As for car club cars (more details below), I can see those being mighty handy for the many town-based riders who don’t need a car all the time, but don’t want to rent a van for a whole day, or whole weekend. Or riders who need cars at odd times (4am start for the Lakes anyone?)
Looks like the future is here again. It keeps doing that…
Other eco-adventures are available
There’s a growing network of car clubs across the UK – there may be one locally to you. But for locations near train stations that will help you get out into the wilds, here are some suggestions.
City Car Club
Cars in Edinburgh (Peebles anyone?), Glasgow, Southampton (if you brave the New Forest) and Cardiff (gateway to South Wales). Membership costs £60 a year (or £20 for van only) and cars cost from £4.95 an hour £39.95 a day with vans from £7.20 an hour and £62 a day. Mileage costs 5p per mile for electric vehicles and goes up to 27p per mile for vans.
Cars in Exeter and Taunton for Dartmoor and Exmoor. Membership costs £25 a year and cars cost from £3.80 an hour, daily rates are £33 for weekdays and £24 for weekends with mileage at 15p per mile.
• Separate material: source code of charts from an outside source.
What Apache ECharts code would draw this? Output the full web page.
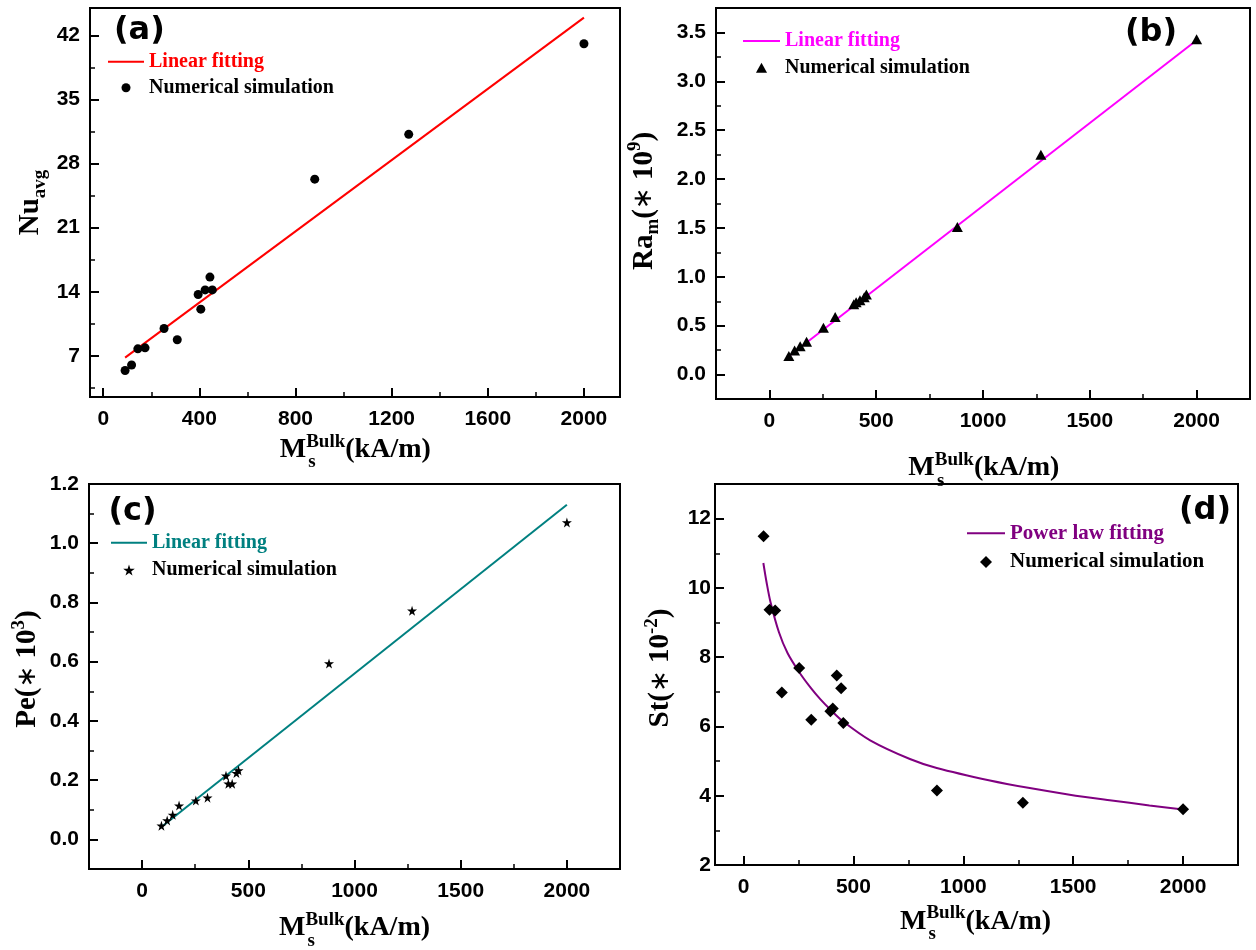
<!DOCTYPE html>
<html>
<head>
<meta charset="utf-8">
<script src="https://cdn.jsdelivr.net/npm/echarts@6/dist/echarts.min.js"></script>
<style>
html,body{margin:0;padding:0;background:#fff;}
#chart{width:1256px;height:950px;}
</style>
</head>
<body>
<div id="chart"></div>
<script>
// ---------------- data ----------------
const msBulk = [91, 118, 144, 174, 253, 308, 395, 406, 424, 444, 454, 880, 1271, 2000];
const nuAvg  = [5.4, 6.0, 7.76, 7.87, 9.98, 8.75, 13.7, 12.1, 14.2, 15.6, 14.2, 26.3, 31.2, 41.1];
const raM    = [0.19, 0.245, 0.29, 0.335, 0.48, 0.59, 0.72, 0.74, 0.76, 0.79, 0.82, 1.51, 2.25, 3.43];
const peVal  = [0.046, 0.064, 0.083, 0.114, 0.131, 0.141, 0.215, 0.188, 0.188, 0.224, 0.233, 0.594, 0.772, 1.07];
const stVal  = [11.49, 9.37, 9.35, 6.98, 7.69, 6.19, 6.44, 6.52, 7.47, 7.10, 6.10, 4.15, 3.80, 3.61];

const nuFitX = [91, 2000];
const nuFitY = [6.8, 43.95];
const raFitX = [93, 2000];
const raFitY = [0.19, 3.42];
const peFitX = [91, 2000];
const peFitY = [0.042, 1.13];
const stFitX = [90, 105, 123, 161, 200, 252, 305, 350, 396, 452, 576, 757, 879, 1121, 1302, 1484, 1666, 1847, 2000];
const stFitY = [10.72, 10.15, 9.58, 8.72, 8.12, 7.58, 7.12, 6.78, 6.48, 6.15, 5.6, 5.06, 4.8, 4.44, 4.22, 4.03, 3.87, 3.72, 3.6];

// tick labels
const xTicksA = [0, 400, 800, 1200, 1600, 2000];
const xMinorA = [200, 600, 1000, 1400, 1800];
const yTicksA = [7, 14, 21, 28, 35, 42];
const yMinorA = [3.5, 10.5, 17.5, 24.5, 31.5, 38.5];
const xTicksB = [0, 500, 1000, 1500, 2000];
const xMinorB = [250, 750, 1250, 1750];
const yTicksB = [0, 0.5, 1.0, 1.5, 2.0, 2.5, 3.0, 3.5];
const yMinorB = [0.25, 0.75, 1.25, 1.75, 2.25, 2.75, 3.25];
const yTicksC = [0, 0.2, 0.4, 0.6, 0.8, 1.0, 1.2];
const yMinorC = [0.1, 0.3, 0.5, 0.7, 0.9, 1.1];
const yTicksD = [2, 4, 6, 8, 10, 12];
const yMinorD = [3, 5, 7, 9, 11];

// legend labels
const fitLabel = 'Linear fitting';
const powLabel = 'Power law fitting';
const simLabel = 'Numerical simulation';
const panelLabels = ['(a)', '(b)', '(c)', '(d)'];

// ---------------- helpers ----------------
const pairs = (xs, ys) => xs.map((x, i) => [x, ys[i]]);
const SERIF = 'Liberation Serif';
const SANS = 'Liberation Sans';

function axes(dim, gi, min, max, majors, minors, fmt, margin) {
  const pos = dim === 'x' ? 'bottom' : 'left';
  return [
    {
      type: 'value', gridIndex: gi, min: min, max: max, position: pos,
      axisLine: {show: true, onZero: false, lineStyle: {color: '#000', width: 2}},
      axisTick: {show: true, inside: true, length: 9, customValues: majors, lineStyle: {color: '#000', width: 2}},
      axisLabel: {show: true, customValues: majors, formatter: fmt, margin: margin, color: '#000',
                  fontFamily: SANS, fontWeight: 'bold', fontSize: 21},
      splitLine: {show: false}
    },
    {
      type: 'value', gridIndex: gi, min: min, max: max, position: pos,
      axisLine: {show: false, onZero: false},
      axisTick: {show: true, inside: true, length: 5, customValues: minors, lineStyle: {color: '#000', width: 1.5}},
      axisLabel: {show: false},
      splitLine: {show: false}
    }
  ];
}
const fInt = v => String(Math.round(v));
const f1 = v => v.toFixed(1);

const grids = [
  {left: 90, top: 8, width: 530, height: 389},
  {left: 716, top: 8, width: 534, height: 391},
  {left: 89, top: 484, width: 531, height: 385},
  {left: 715, top: 484, width: 523, height: 381}
].map(g => Object.assign(g, {show: true, borderColor: '#000', borderWidth: 2, backgroundColor: 'transparent', containLabel: false}));

const xAxes = [].concat(
  axes('x', 0, -55, 2150, xTicksA, xMinorA, fInt, 12),
  axes('x', 1, -250, 2250, xTicksB, xMinorB, fInt, 12),
  axes('x', 2, -250, 2250, xTicksB, xMinorB, fInt, 12),
  axes('x', 3, -130, 2250, xTicksB, xMinorB, fInt, 12)
);
const yAxes = [].concat(
  axes('y', 0, 2.5, 45, yTicksA, yMinorA, fInt, 10),
  axes('y', 1, -0.25, 3.75, yTicksB, yMinorB, f1, 10),
  axes('y', 2, -0.1, 1.2, yTicksC, yMinorC, f1, 10),
  axes('y', 3, 2, 13, yTicksD, yMinorD, fInt, 4)
);

const colors = ['#ff0000', '#ff00ff', '#008080', '#800080'];
const starPath = 'path://M50,0 L61,35 L98,35 L68,57 L79,91 L50,70 L21,91 L32,57 L2,35 L39,35 Z';
const triPath = 'path://M5,0 L10,9 L0,9 Z';
const diaPath = 'path://M5,0 L10,5 L5,10 L0,5 Z';
const symbols = ['circle', triPath, starPath, diaPath];
const symSizes = [9, [11, 10], 10, 12];
const fitNames = [fitLabel + ' (a)', fitLabel + ' (b)', fitLabel + ' (c)', powLabel + ' (d)'];
const simNames = [simLabel + ' (a)', simLabel + ' (b)', simLabel + ' (c)', simLabel + ' (d)'];
const fitData = [pairs(nuFitX, nuFitY), pairs(raFitX, raFitY), pairs(peFitX, peFitY), pairs(stFitX, stFitY)];
const simData = [pairs(msBulk, nuAvg), pairs(msBulk, raM), pairs(msBulk, peVal), pairs(msBulk, stVal)];

const series = [];
for (let i = 0; i < 4; i++) {
  series.push({
    name: fitNames[i], type: 'line', xAxisIndex: 2 * i, yAxisIndex: 2 * i,
    data: fitData[i], symbol: 'none', showSymbol: false,
    smooth: i === 3 ? 0.3 : false,
    lineStyle: {color: colors[i], width: 2}, itemStyle: {color: colors[i]}, z: 2
  });
  series.push({
    name: simNames[i], type: 'scatter', xAxisIndex: 2 * i, yAxisIndex: 2 * i,
    data: simData[i], symbol: symbols[i], symbolSize: symSizes[i],
    itemStyle: {color: '#000', opacity: 1}, z: 3
  });
}

const legendPos = [
  {left: 108, top: 51.7, gap: 6, w: 36, h: 9, fs: 20},
  {left: 743, top: 31, gap: 6.7, w: 37, h: 10, fs: 20},
  {left: 111, top: 532.7, gap: 7.3, w: 36, h: 11, fs: 20},
  {left: 967, top: 522.8, gap: 7.7, w: 38, h: 12, fs: 21}
];
const legends = legendPos.map((p, i) => ({
  orient: 'vertical', left: p.left, top: p.top, padding: 0, itemGap: p.gap,
  itemWidth: p.w, itemHeight: p.h, selectedMode: false, symbolKeepAspect: true,
  formatter: n => n.replace(/ \([a-d]\)$/, ''),
  textStyle: {fontFamily: SERIF, fontWeight: 'bold', fontSize: p.fs, lineHeight: p.fs, color: '#000'},
  data: [
    {name: fitNames[i], icon: 'path://M0,0 H' + p.w + ' V2 H0 Z', itemStyle: {color: colors[i]}, textStyle: {color: colors[i]}},
    {name: simNames[i], textStyle: {color: '#000'}}
  ]
}));

// ---------------- titles ----------------
const big = 28, small = 19;
const richX = {
  m: {fontFamily: SERIF, fontWeight: 'bold', fontSize: big, lineHeight: 40, color: '#000'},
  sup: {fontFamily: SERIF, fontWeight: 'bold', fontSize: small, verticalAlign: 'top', height: 24, color: '#000'}
};
const richY = {
  m: {fontFamily: SERIF, fontWeight: 'bold', fontSize: 29, lineHeight: 40, color: '#000'},
  ast: {fontFamily: 'DejaVu Sans', fontWeight: 'normal', fontSize: 26, color: '#000'},
  sub: {fontFamily: SERIF, fontWeight: 'bold', fontSize: small, verticalAlign: 'bottom', height: 22, color: '#000'},
  sup: {fontFamily: SERIF, fontWeight: 'bold', fontSize: small, verticalAlign: 'top', height: 22, color: '#000'}
};
const xTitleText = '{m|M}{sup|Bulk}{m|(kA/m)}';
const xTitlePos = [[355.3, 449.8], [983.9, 468.2], [354.5, 928.2], [975.5, 921.5]];
const yTitleTexts = [
  '{m|Nu}{sub|avg}',
  '{m|Ra}{sub|m}{m|(}{ast|∗}{m| 10}{sup|9}{m|)}',
  '{m|Pe(}{ast|∗}{m| 10}{sup|3}{m|)}',
  '{m|St(}{ast|∗}{m| 10}{sup|-2}{m|)}'
];
const yTitlePos = [[30.6, 202.5], [644.5, 201], [28, 669], [661, 668]];
const panelLabelPos = [[139.4, 31], [1151, 32.5], [132.6, 511.7], [1205, 510.5]];

const graphics = [];
for (let i = 0; i < 4; i++) {
  graphics.push({
    type: 'text', x: xTitlePos[i][0], y: xTitlePos[i][1], z: 100,
    style: {text: xTitleText, rich: richX, align: 'center', verticalAlign: 'middle'}
  });
  graphics.push({
    type: 'text', x: xTitlePos[i][0] - 47, y: xTitlePos[i][1] + 12.7, z: 100,
    style: {text: 's', fontFamily: SERIF, fontWeight: 'bold', fontSize: small, fill: '#000', align: 'left', verticalAlign: 'middle'}
  });
  graphics.push({
    type: 'text', x: yTitlePos[i][0], y: yTitlePos[i][1], rotation: Math.PI / 2, z: 100,
    style: {text: yTitleTexts[i], rich: richY, align: 'center', verticalAlign: 'middle'}
  });
  graphics.push({
    type: 'text', x: panelLabelPos[i][0], y: panelLabelPos[i][1], z: 100,
    style: {text: panelLabels[i], fontFamily: 'DejaVu Sans', fontWeight: 'bold', fontSize: 32, fill: '#000', align: 'center', verticalAlign: 'middle'}
  });
}

const chart = echarts.init(document.getElementById('chart'), null, {renderer: 'canvas'});
chart.setOption({
  animation: false,
  backgroundColor: '#fff',
  grid: grids,
  xAxis: xAxes,
  yAxis: yAxes,
  legend: legends,
  series: series,
  graphic: graphics
});
</script>
</body>
</html>
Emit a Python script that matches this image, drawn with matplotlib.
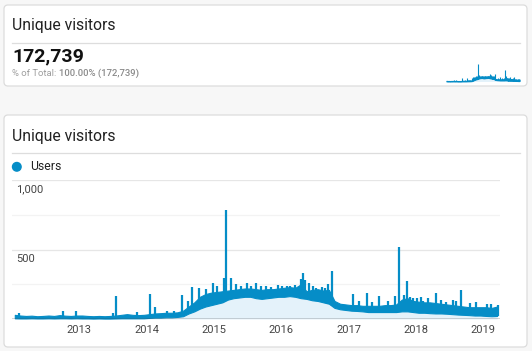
import matplotlib
matplotlib.use("Agg")
import matplotlib.pyplot as plt
from matplotlib.patches import FancyBboxPatch, Circle
import numpy as np

plt.rcParams['font.family'] = ['Roboto', 'DejaVu Sans']

# monthly envelope of the daily "Users" series, Jan 2012 .. Mar 2019
start_year = 2012
users_low = [
    5, 4, 4, 5, 4, 4, 5, 4, 5, 5, 4, 5,                    # 2012
    4, 4, 3, 4, 3, 3, 4, 5, 5, 5, 5, 5,                    # 2013
    8, 10, 10, 12, 12, 15, 20, 40, 55, 75, 90, 100,        # 2014
    110, 120, 140, 150, 155, 160, 160, 150, 145, 150, 155, 160,  # 2015
    160, 165, 160, 150, 145, 135, 130, 120, 110, 80, 70, 65,     # 2016
    60, 58, 55, 50, 50, 50, 50, 50, 50, 55, 55, 50,        # 2017
    45, 45, 42, 40, 40, 38, 35, 32, 30, 28, 25, 25,        # 2018
    22, 20, 22,                                            # 2019
]
users_high = [
    30, 25, 22, 24, 20, 22, 25, 22, 28, 24, 22, 25,
    25, 22, 20, 22, 20, 22, 25, 30, 35, 30, 28, 30,
    35, 40, 42, 45, 45, 48, 60, 90, 120, 160, 180, 190,
    195, 200, 205, 210, 215, 220, 220, 215, 210, 215, 215, 220,
    225, 230, 225, 250, 200, 210, 215, 205, 210, 130, 110, 105,
    100, 100, 95, 95, 95, 95, 100, 100, 105, 140, 150, 130,
    125, 120, 120, 115, 110, 105, 100, 95, 90, 85, 85, 85,
    85, 80, 90,
]
# single-day peaks (decimal year, users)
spike_dates = [2012.11, 2012.76, 2012.95, 2013.50, 2013.55, 2013.85,
               2014.05, 2014.12, 2014.30, 2014.40, 2014.53, 2014.62, 2014.68, 2014.78, 2014.88,
               2014.98, 2015.05, 2015.15, 2015.18, 2015.26, 2015.33, 2015.40, 2015.49,
               2015.55, 2015.62, 2015.70, 2015.78, 2015.85, 2015.95,
               2016.01, 2016.08, 2016.13, 2016.20, 2016.29, 2016.32, 2016.36, 2016.41,
               2016.47, 2016.52, 2016.60, 2016.65, 2016.70, 2016.76,
               2017.06, 2017.15, 2017.28, 2017.35, 2017.45, 2017.58, 2017.69, 2017.75,
               2017.82, 2017.87, 2017.92, 2017.96,
               2018.02, 2018.08, 2018.11, 2018.18, 2018.30, 2018.38, 2018.45, 2018.55,
               2018.60, 2018.67, 2018.80, 2018.90, 2019.05, 2019.12, 2019.22]
spike_values = [40, 60, 55, 45, 165, 52,
                178, 88, 60, 55, 172, 130, 228, 221, 215,
                257, 240, 293, 784, 295, 252, 235, 257,
                240, 257, 235, 240, 230, 245,
                237, 240, 237, 245, 290, 333, 280, 257,
                235, 221, 230, 225, 250, 343,
                180, 130, 185, 125, 165, 130, 165, 520,
                175, 273, 160, 155,
                150, 156, 130, 150, 190, 135, 125, 140,
                130, 210, 115, 120, 110, 105, 100]

total_users = "172,739"
year_ticks = [2013, 2014, 2015, 2016, 2017, 2018, 2019]

line_blue = '#058dc7'
fill_blue = '#e4f2fa'

months = np.arange(len(users_low))
x = start_year + (months + 0.5) / 12.0
low = np.array(users_low)
high = np.array(users_high)


def draw_series(ax, lw_spike):
    ax.fill_between(x, 0, low, color=fill_blue, lw=0, zorder=1)
    ax.fill_between(x, low, high, color=line_blue, lw=0.8, edgecolor=line_blue, zorder=3)
    base = np.interp(spike_dates, x, low)
    ax.vlines(spike_dates, base, spike_values, color=line_blue, lw=lw_spike, zorder=3)


fig = plt.figure(figsize=(5.32, 3.51), dpi=100, facecolor='#f7f7f7')

# background layer in pixel coordinates
bg = fig.add_axes([0, 0, 1, 1])
bg.set_xlim(0, 532)
bg.set_ylim(351, 0)
bg.axis('off')

for (y0, y1) in [(5, 86), (115, 347)]:
    bg.add_patch(FancyBboxPatch((4, y0), 523, y1 - y0,
                                boxstyle="round,pad=0,rounding_size=4",
                                fc='white', ec='#dcdcdc', lw=0.9))

# top scorecard
bg.text(12, 30, "Unique visitors", fontsize=11.3, color='#212121', va='baseline')
bg.plot([12, 520], [42.5, 42.5], color='#dddddd', lw=0.9)
bg.text(12, 61.5, total_users, fontsize=14, fontweight='bold', color='#111111', va='baseline')
t = bg.text(12, 75.5, "% of Total: ", fontsize=6.8, color='#9e9e9e', va='baseline')
fig.canvas.draw()
bb = t.get_window_extent()
bg.text(12 + bb.width, 75.5, "100.00% (" + total_users + ")", fontsize=6.8,
        fontweight='medium', color='#8a8a8a', va='baseline')

# main panel header and legend
bg.text(12, 140.5, "Unique visitors", fontsize=11.3, color='#212121', va='baseline')
bg.plot([12, 520], [152.5, 152.5], color='#dddddd', lw=0.9)
bg.add_patch(Circle((16.8, 166.8), 4.3, color=line_blue))
bg.text(30, 167, "Users", fontsize=8.8, color='#212121', va='center')

# sparkline
sp = fig.add_axes([446 / 532, 1 - 81.5 / 351, 74 / 532, 18.5 / 351])
draw_series(sp, 0.8)
sp.set_xlim(start_year, 2019.25)
sp.set_ylim(0, 850)
sp.axis('off')

# main chart
ax = fig.add_axes([12 / 532, 1 - 319 / 351, 488 / 532, 138.7 / 351])
ax.set_facecolor('none')
draw_series(ax, 1.6)
ax.set_xlim(start_year, 2019.25)
ax.set_ylim(0, 1000)
for v, c in [(250, '#f3f3f3'), (500, '#e6e6e6'), (750, '#f3f3f3'), (1000, '#e6e6e6')]:
    ax.axhline(v, color=c, lw=0.9, zorder=0)
ax.axhline(0, color='#333333', lw=1.0, zorder=4)
for s in ax.spines.values():
    s.set_visible(False)
ax.set_yticks([])
ax.set_xticks(year_ticks)
ax.set_xticklabels([str(y) for y in year_ticks], fontsize=8, color='#444444')
ax.tick_params(axis='x', length=0, pad=4)
ax.text(2012.06, 933, "1,000", fontsize=8, color='#444444', va='center')
ax.text(2012.06, 432, "500", fontsize=8, color='#444444', va='center')

fig.savefig("out.png", dpi=100, facecolor=fig.get_facecolor())
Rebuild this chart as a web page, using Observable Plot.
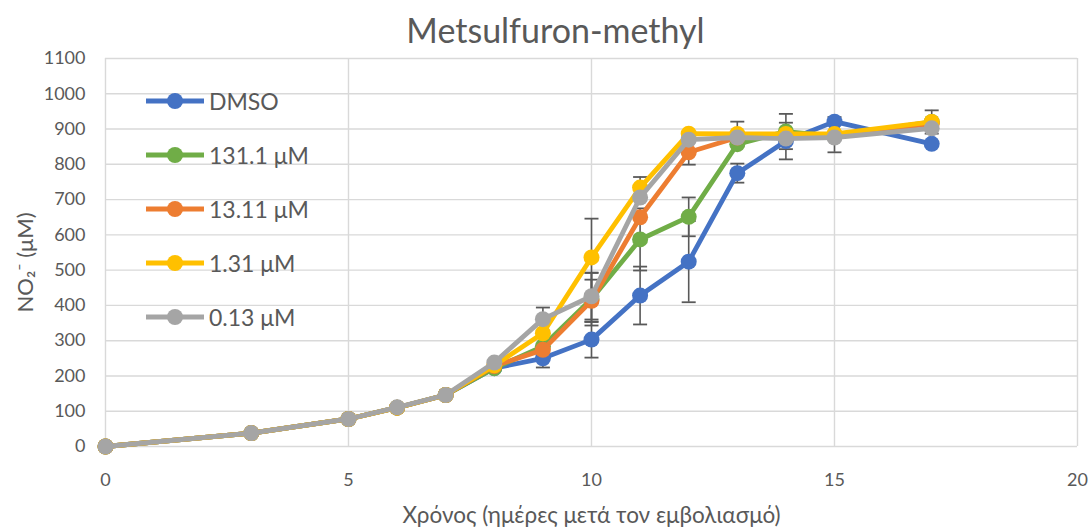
<!DOCTYPE html>
<html>
<head>
<meta charset="utf-8">
<script src="https://cdn.jsdelivr.net/npm/d3@7"></script>
<script src="https://cdn.jsdelivr.net/npm/@observablehq/plot@0.6"></script>
<style>
  html, body { margin: 0; padding: 0; background: #fff; }
  body { width: 1091px; height: 528px; overflow: hidden; font-family: Lato, "Open Sans", "DejaVu Sans", sans-serif; }
  #wrap { position: relative; width: 1091px; height: 528px; }
  #title { position: relative; z-index: 2; height: 36px; line-height: 60px; font-size: 34px; color: #595959; text-align: center; padding-left: 20px; white-space: nowrap; overflow: visible; }
  #legend { position: absolute; left: 144px; top: 74px; }
  .item { display: flex; align-items: center; height: 54px; font-size: 23px; color: #595959; }
  .item svg { margin-right: 3px; }
</style>
</head>
<body>
<div id="wrap">
  <div id="title">Metsulfuron-methyl</div>
  <div id="chart"></div>
  <div id="legend"></div>
</div>
<script>
// ---- data ----
const days = [0, 3, 5, 6, 7, 8, 9, 10, 11, 12, 13, 14, 15, 17];
const seriesNames = ["DMSO", "131.1 μM", "13.11 μM", "1.31 μM", "0.13 μM"];
const seriesColors = ["#4472C4", "#70AD47", "#ED7D31", "#FFC000", "#A5A5A5"];
const dmso   = [0, 38, 78, 110, 146, 222, 250, 303, 428, 524, 775, 866, 921, 858];
const c131   = [0, 38, 78, 110, 146, 222, 284, 418, 587, 651, 857, 893, 880, 920];
const c1311  = [0, 38, 78, 110, 146, 228, 274, 413, 650, 834, 876, 876, 884, 915];
const c131b  = [0, 38, 78, 110, 146, 230, 321, 536, 734, 887, 886, 886, 886, 920];
const c013   = [0, 38, 78, 111, 146, 238, 361, 426, 706, 870, 876, 873, 876, 902];
const errDmso  = [0, 0, 0, 0, 0, 0, 26, 51, 82, 115, 27, 52, 0, 0];
const err131   = [0, 0, 0, 0, 0, 0, 0, 75, 88, 55, 0, 50, 0, 33];
const err1311  = [0, 0, 0, 0, 0, 0, 0, 60, 0, 35, 0, 0, 50, 0];
const err131b  = [0, 0, 0, 0, 0, 0, 0, 110, 30, 0, 35, 0, 0, 0];
const err013   = [0, 0, 0, 0, 0, 0, 33, 66, 0, 0, 0, 0, 0, 0];
const xTicks = [0, 5, 10, 15, 20];
const yTicks = [0, 100, 200, 300, 400, 500, 600, 700, 800, 900, 1000, 1100];
const xLabel = "Χρόνος (ημέρες μετά τον εμβολιασμό)";
const yLabel = "NO₂⁻ (μM)";

// ---- table ----
const values = [dmso, c131, c1311, c131b, c013];
const errs = [errDmso, err131, err1311, err131b, err013];
const rows = [];
seriesNames.forEach((s, i) => {
  days.forEach((d, j) => rows.push({series: s, day: d, value: values[i][j], err: errs[i][j], order: i}));
});
const errRows = rows.filter(r => r.err > 0);

const cap = {draw(ctx, size) { const w = Math.sqrt(size / Math.PI); ctx.moveTo(-w, 0); ctx.lineTo(w, 0); }};
const font = "Lato, 'Open Sans', 'DejaVu Sans', sans-serif";

const chart = Plot.plot({
  width: 1091,
  height: 492,
  marginLeft: 105,
  marginRight: 14,
  marginTop: 22,
  marginBottom: 82,
  style: {fontFamily: font, background: "transparent"},
  x: {domain: [0, 20], ticks: xTicks},
  y: {domain: [0, 1100], ticks: yTicks},
  marks: [
    Plot.gridX(xTicks, {stroke: "#d9d9d9", strokeOpacity: 1, strokeWidth: 1.4}),
    Plot.gridY(yTicks, {stroke: "#d9d9d9", strokeOpacity: 1, strokeWidth: 1.4}),
    Plot.axisX(xTicks, {tickSize: 0, tickPadding: 27, fontSize: 18, fill: "#595959", label: null, tickFormat: d => String(d)}),
    Plot.axisY(yTicks, {tickSize: 0, tickPadding: 20, fontSize: 18, fill: "#595959", label: null, tickFormat: d => String(d)}),
    Plot.ruleX(errRows, {x: "day", y1: d => d.value - d.err, y2: d => d.value + d.err, stroke: "#595959", strokeWidth: 1.6}),
    Plot.dot(errRows, {x: "day", y: d => d.value - d.err, symbol: cap, r: 7, stroke: "#595959", strokeWidth: 1.8, fill: "none"}),
    Plot.dot(errRows, {x: "day", y: d => d.value + d.err, symbol: cap, r: 7, stroke: "#595959", strokeWidth: 1.8, fill: "none"}),
    ...seriesNames.map((s, i) => [
      Plot.line(rows.filter(r => r.series === s), {x: "day", y: "value", stroke: seriesColors[i], strokeWidth: 4.8, strokeLinejoin: "round"}),
      Plot.dot(rows.filter(r => r.series === s), {x: "day", y: "value", fill: seriesColors[i], r: 8})
    ]).flat(),
    Plot.text([xLabel], {text: d => d, frameAnchor: "bottom", dy: 69, fontSize: 22.5, fill: "#595959", lineAnchor: "middle"}),
    Plot.text([yLabel], {text: d => d, frameAnchor: "left", textAnchor: "middle", dx: -80, dy: 10, rotate: -90, fontSize: 22, fill: "#595959", lineAnchor: "middle"})
  ]
});
document.getElementById("chart").appendChild(chart);

// ---- legend ----
const legend = document.getElementById("legend");
seriesNames.forEach((s, i) => {
  const div = document.createElement("div");
  div.className = "item";
  div.innerHTML = `<svg width="62" height="20"><line x1="2" y1="10" x2="60" y2="10" stroke="${seriesColors[i]}" stroke-width="4.8"/><circle cx="31" cy="10" r="8" fill="${seriesColors[i]}"/></svg><span>${s}</span>`;
  legend.appendChild(div);
});
</script>
</body>
</html>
Cars in the Lake District (at Oxenholme, Windermere and Staveley stations), Glasgow and Dundee. Membership costs £25 a year, cars cost from £4.50 an hour, daily from £31.50 and vans cost £7.25 an hour, £50.75 per day. Mileage is 13-20p per miles depending on vehicle although mileage on all electric vehicles is free.
- Sign up before you go to so there’s time to be set up, be posted your key card and do the DVLA checks.
- All clubs cover insurance and fuel costs (there’s usually a fuel card in the car).
- Check out special offers – day rates can vary with reductions on less popular cars.
- Unlike car hire, your car club key card will unlock the car even if you show up in the middle of the night.